Apr 11, 2007 12:24
Upon finally seeing Grindhouse-after a great deal of anticipation-on Monday, I find myself severely, though not unexpectedly, disappointed. And after watching “Death Proof” I think I may have to reconsider my list of the top three worst movies I’ve ever seen. “Planet Terror”, however, was quite enjoyable, and Rose McGowan was amazing. Alas, the quality half of Grindhouse is not the subject of my discussion here today.
[Spoiler Warning]
“Death Proof” is painfully slow. I know Quentin Tarantino has a near pathological fascination with convoluted plot digressions, but this movie is brimming over with more inane, meaningless dialogue than any of his films to date. At one point, I grew so disconcerted with the movie that I began to desperately wished for someone to scream ‘FIRE’ just to give me an excuse to stop watching this long-winded trash. For the first 40 minutes the movie follows one group of three main characters, then in what could almost be a non sequitur, given the nature of the movie up to this point, abruptly kills them all. No more, no less, bang, dead, end of story; oh but wait, there’s more…
The “plot” then up-roots itself from Austin, Texas, and inexplicably moves 800 miles east to Tennessee, and to a totally different cast of four brand new main characters consisting of -a quite stunning-Rosario Dawson, Xena’s stunt double, John McClain’s daughter, and some chick from Cold Case. The way the movie simply cuts off one story and starts another three states over it’s almost as if Tarantino combined a horrid quasi-slasher flick, and its equally tumultuous sequel into one, grade-A travesty of film. Celluloid around the world weeps at this movie.
If you thought one useless stream of never-ending dialogue was great, then this movie is the greatest thing to ever happen to you, but for us, the living, the movie in effect “starting itself over”, is tantamount to torture. Tomorrow, I’ll be calling The Hague to see if Quentin Tarantino can be brought up on charges of Crimes Against Humanity.
With even more pointless, not-so-witty banter and equally emotionless ‘round-table discussion, all invariably about what Tarantino assumes all women must talk about in every single conversation: men; the movie just keeps on sinking ever deeper in the the abyss. I simply cannot stress enough just how truly god-awful the dialogue in “Death Proof” is. Now don’t get me wrong, I am by no means saying this that this, or any other type of movie cannot be ably handled by a main cast of all women, but what I am saying, is that when it comes to dialogue for women, Tarantino has been measured, and been found wanting. And “Death Proof” isn’t the only film like this, the lines he writes for female rolls are superficial and mostly superfluous in his all his movies, even Kill Bill fails dramatically in the discourse department.

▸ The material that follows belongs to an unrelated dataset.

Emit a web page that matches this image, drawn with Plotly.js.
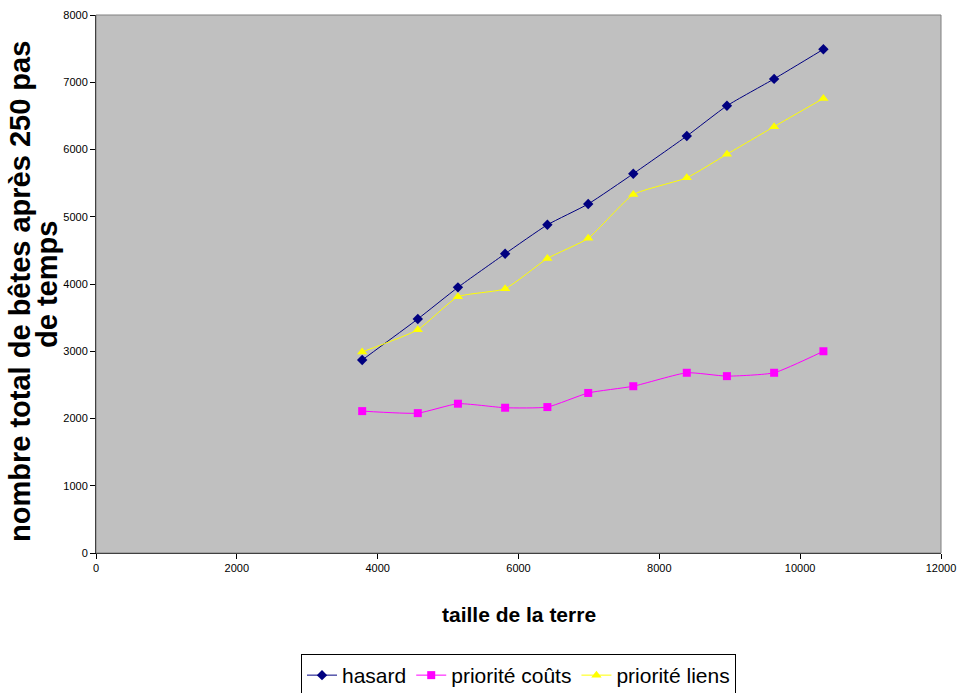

Tarantino doesn’t take the approach Rodriguez does, to make a fun, somewhat witty, part homage, part parody, part reinvention/revitalization of a classic-and campy-genre of movies predestined to be “bad”. He opted instead, to take the idea of all those things, this great idea for a 'new' movie and run with it…right off a cliff. He didn’t parody or make homage, he made a “me too” movie 40 years too late. He got self indulgent, to the point of pushing ahead with a work clearly not up anywhere near his past standards; doing nothing more than throwing half his bag of old tricks at it to make some kind of “this is a Tarantino film” statement, but not even the zombified bite of “Planet Terror” could reanimate “Death Proof's” DOA corpse.
My suggestion, go see "Planet Terror", and the clever fake previews in between, and as soon as the old "Feature Presentation" graphic goes up on screen, get the hell out of the theatre as fast as you can.